PROMPT:
Your task is to output the listing word for word, with pictures excluded.
━━━
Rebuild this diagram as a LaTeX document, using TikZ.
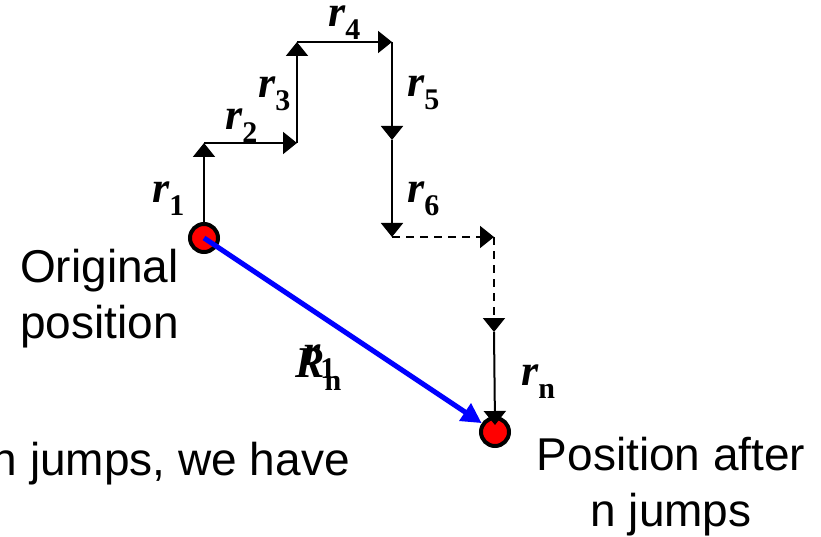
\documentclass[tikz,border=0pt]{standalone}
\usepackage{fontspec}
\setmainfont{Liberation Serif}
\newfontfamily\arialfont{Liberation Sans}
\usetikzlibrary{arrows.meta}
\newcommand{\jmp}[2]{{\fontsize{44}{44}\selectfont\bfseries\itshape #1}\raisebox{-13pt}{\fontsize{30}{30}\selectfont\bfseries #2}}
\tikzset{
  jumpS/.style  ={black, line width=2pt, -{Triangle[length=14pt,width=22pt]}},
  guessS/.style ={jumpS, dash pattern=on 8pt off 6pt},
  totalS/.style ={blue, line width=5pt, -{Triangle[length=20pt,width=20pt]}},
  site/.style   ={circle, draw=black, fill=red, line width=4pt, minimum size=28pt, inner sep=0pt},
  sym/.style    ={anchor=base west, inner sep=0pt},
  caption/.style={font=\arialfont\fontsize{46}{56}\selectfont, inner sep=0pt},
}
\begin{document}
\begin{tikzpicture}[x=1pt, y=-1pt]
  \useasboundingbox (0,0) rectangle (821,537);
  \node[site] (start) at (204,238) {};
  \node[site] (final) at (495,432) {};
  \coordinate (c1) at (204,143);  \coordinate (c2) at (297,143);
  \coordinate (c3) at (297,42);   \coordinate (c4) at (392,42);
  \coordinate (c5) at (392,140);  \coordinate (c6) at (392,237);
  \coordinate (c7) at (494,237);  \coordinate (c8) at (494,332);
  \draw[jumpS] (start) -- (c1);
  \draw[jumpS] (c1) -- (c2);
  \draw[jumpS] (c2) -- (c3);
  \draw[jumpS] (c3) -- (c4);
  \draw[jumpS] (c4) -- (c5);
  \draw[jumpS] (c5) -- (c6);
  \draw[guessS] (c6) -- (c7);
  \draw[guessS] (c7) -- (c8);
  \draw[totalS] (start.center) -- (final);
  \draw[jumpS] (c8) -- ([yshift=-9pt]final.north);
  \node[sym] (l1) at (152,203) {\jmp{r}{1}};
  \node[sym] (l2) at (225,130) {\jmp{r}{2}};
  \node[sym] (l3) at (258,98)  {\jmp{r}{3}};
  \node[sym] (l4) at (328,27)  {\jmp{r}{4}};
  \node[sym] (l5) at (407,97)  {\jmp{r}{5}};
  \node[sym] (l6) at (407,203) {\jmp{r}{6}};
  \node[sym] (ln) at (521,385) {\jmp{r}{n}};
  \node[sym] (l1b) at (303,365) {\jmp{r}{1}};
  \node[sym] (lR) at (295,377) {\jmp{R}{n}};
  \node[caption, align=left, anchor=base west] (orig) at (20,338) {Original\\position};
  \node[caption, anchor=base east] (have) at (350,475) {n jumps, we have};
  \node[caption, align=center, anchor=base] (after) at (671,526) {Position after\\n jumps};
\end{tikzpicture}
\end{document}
━━━
TASK ANSWER:
Rebuild this diagram as a LaTeX document, using TikZ.
\documentclass[tikz,border=0pt]{standalone}
\usepackage{fontspec}
\setmainfont{Liberation Serif}
\newfontfamily\arialfont{Liberation Sans}
\usetikzlibrary{arrows.meta}
\newcommand{\jmp}[2]{{\fontsize{44}{44}\selectfont\bfseries\itshape #1}\raisebox{-13pt}{\fontsize{30}{30}\selectfont\bfseries #2}}
\tikzset{
  jumpS/.style  ={black, line width=2pt, -{Triangle[length=14pt,width=22pt]}},
  guessS/.style ={jumpS, dash pattern=on 8pt off 6pt},
  totalS/.style ={blue, line width=5pt, -{Triangle[length=20pt,width=20pt]}},
  site/.style   ={circle, draw=black, fill=red, line width=4pt, minimum size=28pt, inner sep=0pt},
  sym/.style    ={anchor=base west, inner sep=0pt},
  caption/.style={font=\arialfont\fontsize{46}{56}\selectfont, inner sep=0pt},
}
\begin{document}
\begin{tikzpicture}[x=1pt, y=-1pt]
  \useasboundingbox (0,0) rectangle (821,537);
  \node[site] (start) at (204,238) {};
  \node[site] (final) at (495,432) {};
  \coordinate (c1) at (204,143);  \coordinate (c2) at (297,143);
  \coordinate (c3) at (297,42);   \coordinate (c4) at (392,42);
  \coordinate (c5) at (392,140);  \coordinate (c6) at (392,237);
  \coordinate (c7) at (494,237);  \coordinate (c8) at (494,332);
  \draw[jumpS] (start) -- (c1);
  \draw[jumpS] (c1) -- (c2);
  \draw[jumpS] (c2) -- (c3);
  \draw[jumpS] (c3) -- (c4);
  \draw[jumpS] (c4) -- (c5);
  \draw[jumpS] (c5) -- (c6);
  \draw[guessS] (c6) -- (c7);
  \draw[guessS] (c7) -- (c8);
  \draw[totalS] (start.center) -- (final);
  \draw[jumpS] (c8) -- ([yshift=-9pt]final.north);
  \node[sym] (l1) at (152,203) {\jmp{r}{1}};
  \node[sym] (l2) at (225,130) {\jmp{r}{2}};
  \node[sym] (l3) at (258,98)  {\jmp{r}{3}};
  \node[sym] (l4) at (328,27)  {\jmp{r}{4}};
  \node[sym] (l5) at (407,97)  {\jmp{r}{5}};
  \node[sym] (l6) at (407,203) {\jmp{r}{6}};
  \node[sym] (ln) at (521,385) {\jmp{r}{n}};
  \node[sym] (l1b) at (303,365) {\jmp{r}{1}};
  \node[sym] (lR) at (295,377) {\jmp{R}{n}};
  \node[caption, align=left, anchor=base west] (orig) at (20,338) {Original\\position};
  \node[caption, anchor=base east] (have) at (350,475) {n jumps, we have};
  \node[caption, align=center, anchor=base] (after) at (671,526) {Position after\\n jumps};
\end{tikzpicture}
\end{document}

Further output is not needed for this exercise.